This I believe

Professor James Ceaser of the University of Virginia is one of the most trenchant of the folks who teach in university political science departments. In tomorrow’s Washington Post Book World, Professor Ceaser has a great review of a new history of the Republican Party by Lewis Gould, Grand Old Party: A History of the Republicans. Professor Ceaser clearly likes the book, although he necessarily discounts the book’s shaky version of recent history to render his judgment. The review is “Right turns.”

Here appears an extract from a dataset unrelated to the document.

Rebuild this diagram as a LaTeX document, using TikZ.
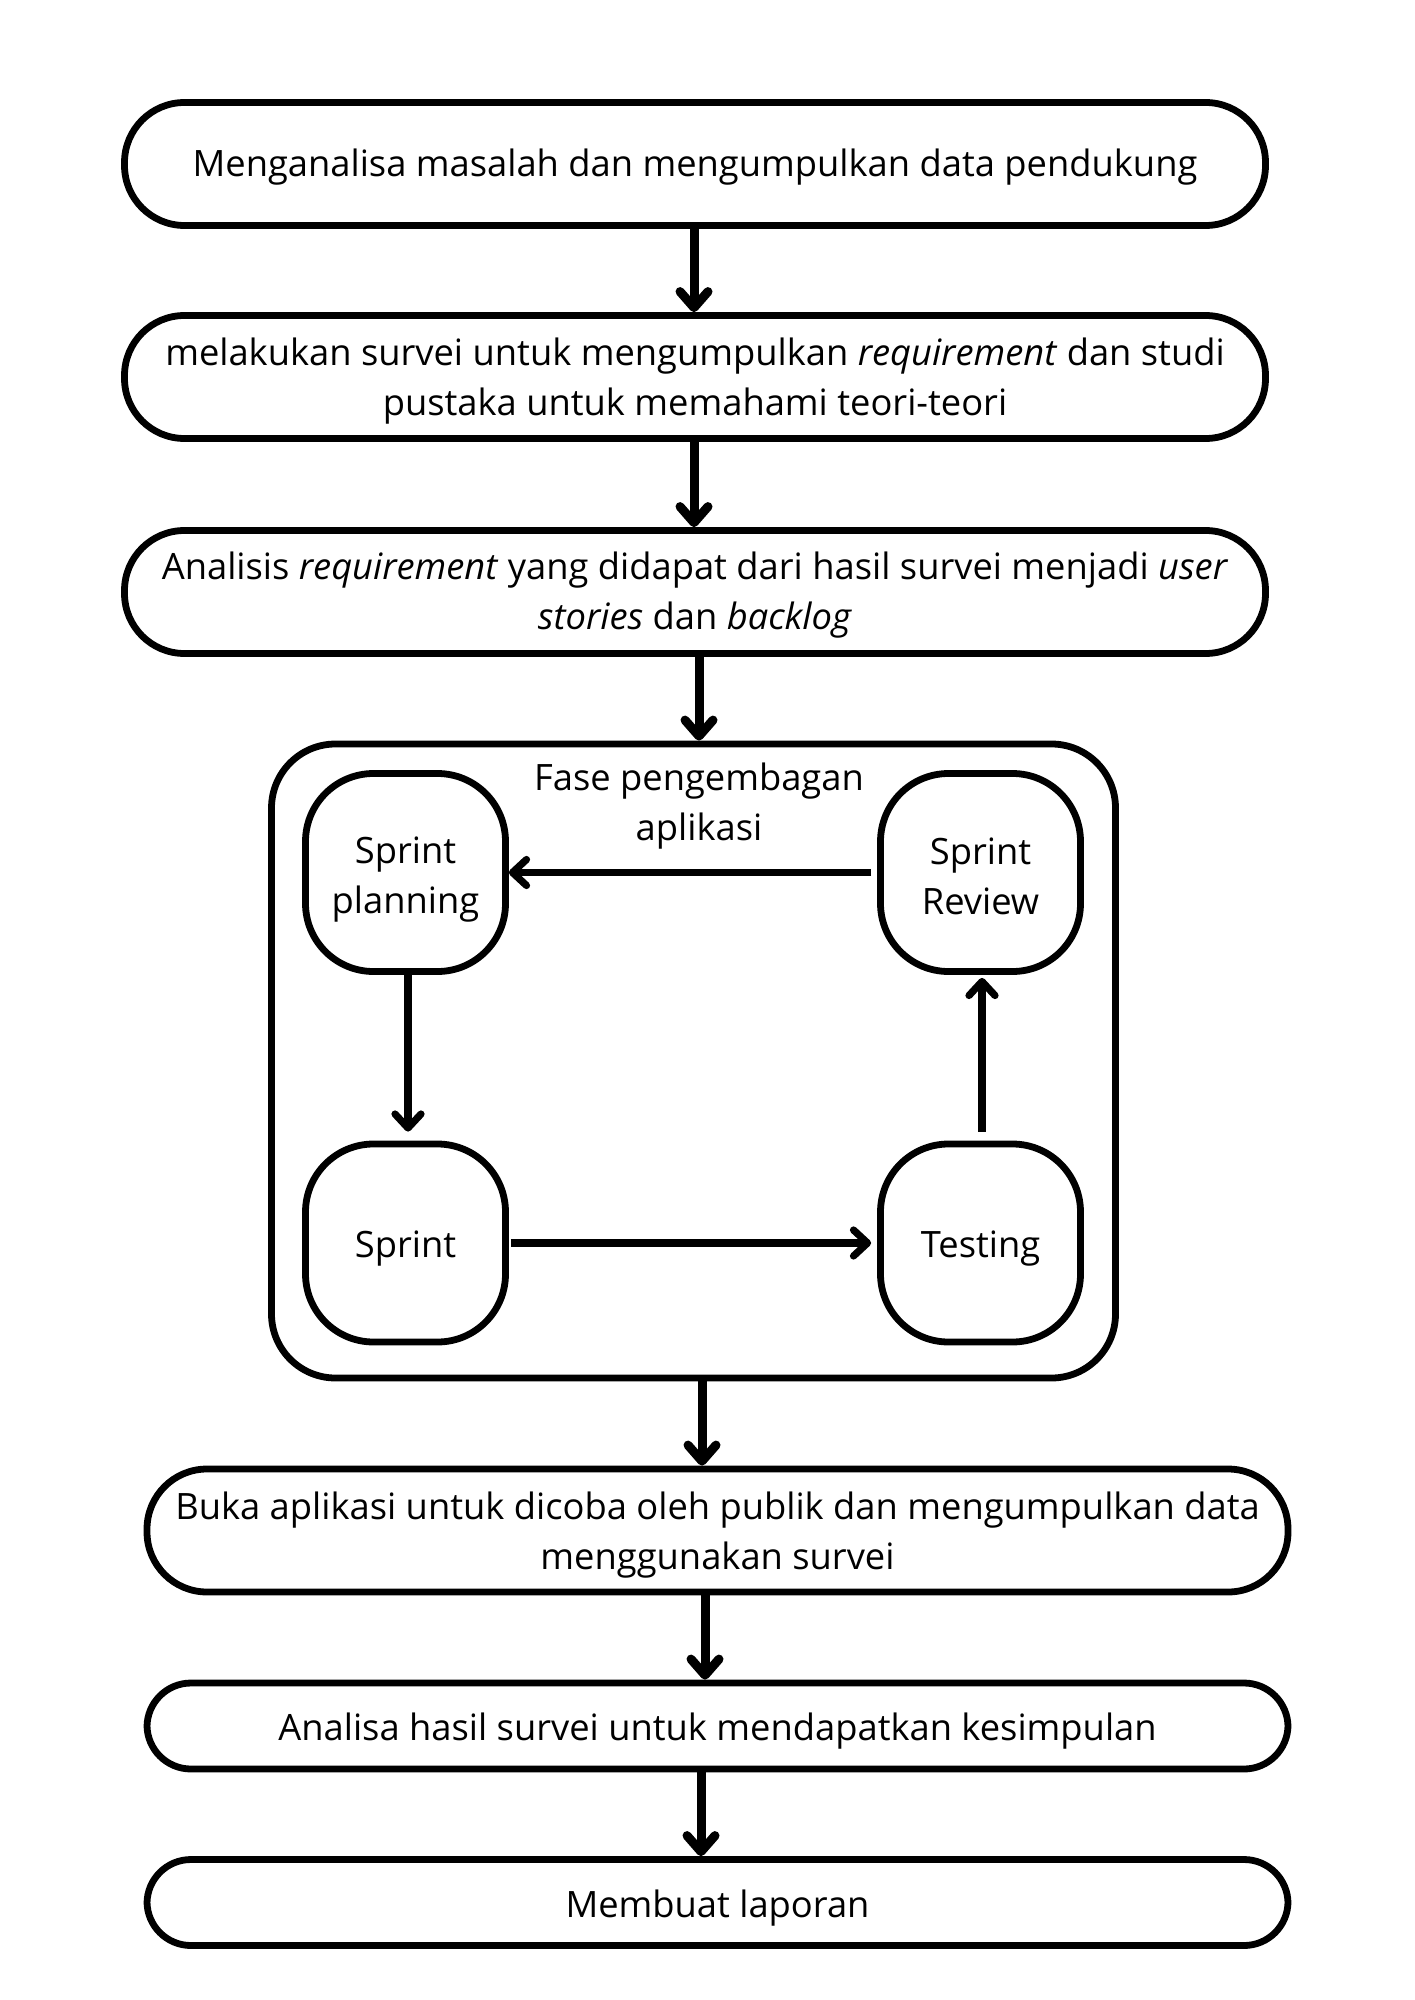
\documentclass[tikz,border=0pt]{standalone}
\usepackage{fontspec}
\setmainfont{Open Sans}
\usetikzlibrary{arrows.meta}
\begin{document}
\begin{tikzpicture}[x=0.5pt,y=-0.5pt,
  txt/.style={font=\fontsize{18.15}{25}\selectfont, align=center, inner sep=0pt},
  box/.style={draw, line width=3.4pt, rounded corners=30pt, inner sep=0pt, minimum width=570.5pt, minimum height=61.5pt},
  lowbox/.style={box, rounded corners=22pt, minimum height=43pt},
  inbox/.style={draw, line width=3.4pt, rounded corners=34pt, inner sep=0pt, minimum width=100pt, minimum height=99pt},
  frame/.style={draw, line width=3.4pt, rounded corners=32pt, minimum width=422pt, minimum height=317pt, inner sep=0pt},
  arr/.style={line width=4.5pt, -{Straight Barb[length=8pt,width=14pt,round]}},
  inarr/.style={line width=3.6pt, -{Straight Barb[length=7pt,width=13pt,round]}}
]
\path[fill=white, use as bounding box] (0,0) rectangle (1414,2000);

% shapes
\node[box] (b1) at (695,164) {};
\node[box] (b2) at (695,377) {};
\node[box] (b3) at (695,592) {};
\node[frame] (cont) at (693.5,1061) {};
\node[inbox] (sp) at (405.5,872.5) {};
\node[inbox] (sr) at (980.5,872.5) {};
\node[inbox] (s) at (405.5,1243) {};
\node[inbox] (t) at (980.5,1243) {};
\node[box] (b5) at (717.5,1530.5) {};
\node[lowbox] (b6) at (717.5,1726) {};
\node[lowbox] (b7) at (717.5,1902.5) {};

% texts
\node[txt] (b1t) at ([yshift=-1.4pt]b1.center) {Menganalisa masalah dan mengumpulkan data pendukung};
\node[txt] (b2t) at ([yshift=-1.9pt]b2.center) {melakukan survei untuk mengumpulkan \textit{requirement} dan studi\\pustaka untuk memahami teori-teori};
\node[txt] (b3t) at ([yshift=-1.7pt]b3.center) {Analisis \textit{requirement} yang didapat dari hasil survei menjadi \textit{user}\\\textit{stories} dan \textit{backlog}};
\node[txt] (lbl) at ([yshift=-2.2pt]699,802) {Fase pengembagan\\aplikasi};
\node[txt] (spt) at ([yshift=-3.4pt]sp.center) {Sprint\\planning};
\node[txt] (srt) at ([yshift=-1.7pt]sr.center) {Sprint\\Review};
\node[txt] (st) at ([yshift=-3pt]s.center) {Sprint};
\node[txt] (tt) at ([yshift=-3pt]t.center) {Testing};
\node[txt] (b5t) at ([yshift=-2.4pt]b5.center) {Buka aplikasi untuk dicoba oleh publik dan mengumpulkan data\\menggunakan survei};
\node[txt] (b6t) at ([yshift=-2.4pt]b6.center) {Analisa hasil survei untuk mendapatkan kesimpulan};
\node[txt] (b7t) at ([yshift=-2.8pt]b7.center) {Membuat laporan};

\coordinate (x1) at (694,0);
\coordinate (x3) at (699,0);
\coordinate (x4) at (702,0);
\coordinate (x5) at (705,0);
\coordinate (x6) at (701,0);
\coordinate (xl) at (408,0);
\coordinate (xr) at (982,0);

\draw[arr] (b1.south -| x1) -- (b2.north -| x1);
\draw[arr] (b2.south -| x1) -- (b3.north -| x1);
\draw[arr] (b3.south -| x3) -- (cont.north -| x3);
\draw[arr] (cont.south -| x4) -- (b5.north -| x4);
\draw[arr] (b5.south -| x5) -- (b6.north -| x5);
\draw[arr] (b6.south -| x6) -- (b7.north -| x6);

\draw[inarr, shorten <=3pt] (sr) -- (sp);
\draw[inarr, shorten >=4.5pt] (sp.south -| xl) -- (s.north -| xl);
\draw[inarr, shorten <=1pt, shorten >=3pt] (s) -- (t);
\draw[inarr, shorten <=4.5pt, shorten >=1.5pt] (t.north -| xr) -- (sr.south -| xr);
\end{tikzpicture}
\end{document}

Professor Ceaser explores the question of whether there is any ideological continuity in the history of the party. Here’s the answer: “Despite all their shifts, Republicans have shown an abiding commitment to four principles. First, the GOP has been the party of the idea of the nation, stressing this theme at its origins even when half the country denied it. Republicans have retained this pride in the nation, and it has always marked their brand of internationalism, so clearly on display today. Second, Republicans have placed great reliance on the ‘rising’ individual and the self-made man. The horror of Republicans is for the wealth and property of society to be thought of as being owned collectively, to be distributed on the basis of ‘social justice.’ Third, the party has always been concerned with maintaining traditional standards of morality. From its early opposition to polygamy (coupled with slavery in the 1856 platform as one of ‘the twin relics of barbarism’), to the ‘just say “no” to drugs’ campaign, the party has stressed the connection between moral restraints and ordered liberty. Finally, the Republican Party has adhered to ‘Nature and Nature’s God’ as the transcendent source of truth. It has asserted this position in opposition to those who claim that standards derive only from evolving conceptions of morality, or from the social construction of values, or from humanitarian norms temporarily affirmed by bodies of international lawyers. A recourse to natural right was the first principle of Abraham Lincoln, just as it is the first principle of George W. Bush.”